Suddenly those long lingering shots of Sharif’s puppy-dog eyes end up carrying no real meaning. They aren’t the windows to his soul, only a big watery hole with not much at the bottom. Sharif is awkwardly miscast – and lacks the dramatic chops O’Toole bought to Lawrence – but it’s not completely his fault. His character has had his depth removed. When we see him struggling at the front, trapped on a long train ride to Siberia or forced to work with partisans, he’s not a man who seems to be considering anything, but just buffeted by fortune, neither deep or thoughtful enough to reflect on the world around him. That’s not really Pasternak’s intention.
Instead, the film boils the novel down to his plot-basics and, in doing so, removes the heart of what got the book banned in the first place. Lean misunderstood the future of Soviet Russia so much, he even chose to end the film with a romantic rainbow at the foot of a waterfall. The horrors of the civil war and the revolution are largely there briefly: a gang of deserting soldiers unceremoniously frag their officers and Zhivago frequently stares sadly at villages burned out by Whites or Reds (or both). But the film is more of a romance where events (rather than politically and social inevitability) gets in the way of the lovers – like Gone with the Revolution.
By removing the more complex elements – and the poetic language of Pasternak – you instead have the rather soapy plotline (with its contrivances and coincidences) left over. Again, it’s Hamlet taking only the events and none of the intellect or language. (And Pasternak’s novel didn’t compare with Hamlet in the first place.) Both Zhivago and Lara are shot as soft-focus lovers, with Julie Christie styled like a perfectly made-up slice of 60s glamour. It’s a grand scale, but strangely empty romance, because both characters remain unexplored and unknowable – in the end it’s hard to care for them as much as we are meant to do. For all the epic scale, small moments – such as an aging couple sharing a cuddle late at night on a train floor – carry more impact. How did the director of Brief Encounter – a romance that speaks to the ages for its empathy – produce such an epic, but empty, posture filled romance as this?

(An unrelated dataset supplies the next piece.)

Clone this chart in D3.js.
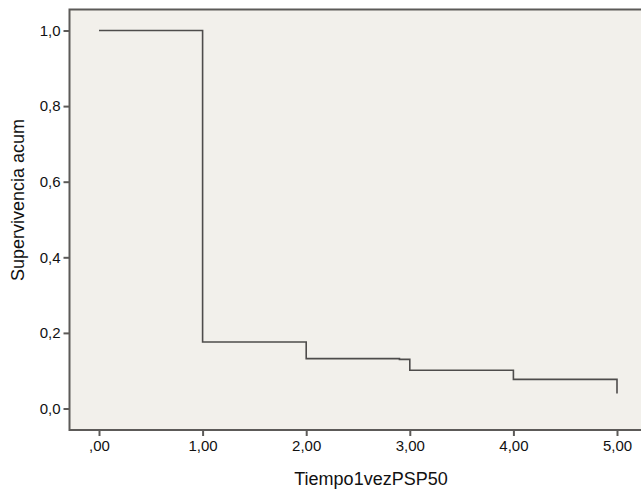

Julie Christie does fare better than Sharif – she’s a better actor, and her character has a bit more fire and depth to her. But she’s not in the picture enough, and Lean quietly undersells the terrible trauma of her eventual fate. Ironically, the smaller roles are on surer ground. Geraldine Chaplin is rather affecting as Zhivago’s wife, a dutiful and caring woman who her husband loves but is not besotted with. Ralph Richardson is witty and moving in a tailor-made role as her eccentric father. Tom Courtenay landed the films only acting Oscar nomination as the reserved and conflicted Pasha. Rod Steiger is very good as the mass of greed, selfishness and barely acknowledged shame as Komarovsky. Alec Guinness is bizarrely miscast as Sharif’s younger brother (!) but handles some of the film’s duller scenes well (Lean’s decision to have him never speak on screen except in the film’s framing device works very well).
There is a lot of good stuff in Zhivago, but this is a neutered and even slightly shallow film, that’s far more about selling a romance than it is telling a true adaptation of the themes of the novel. In Lawrence, Lean showed us multiple aspects of a conflicted personality to leave us in doubt about who he really was. In Zhivago, he just presents a rather empty person and seems unsure if he wants to use to ask who he is. The film concentrates on making the romance sweeping and easily digestible. What it doesn’t make us do is really care for them as people.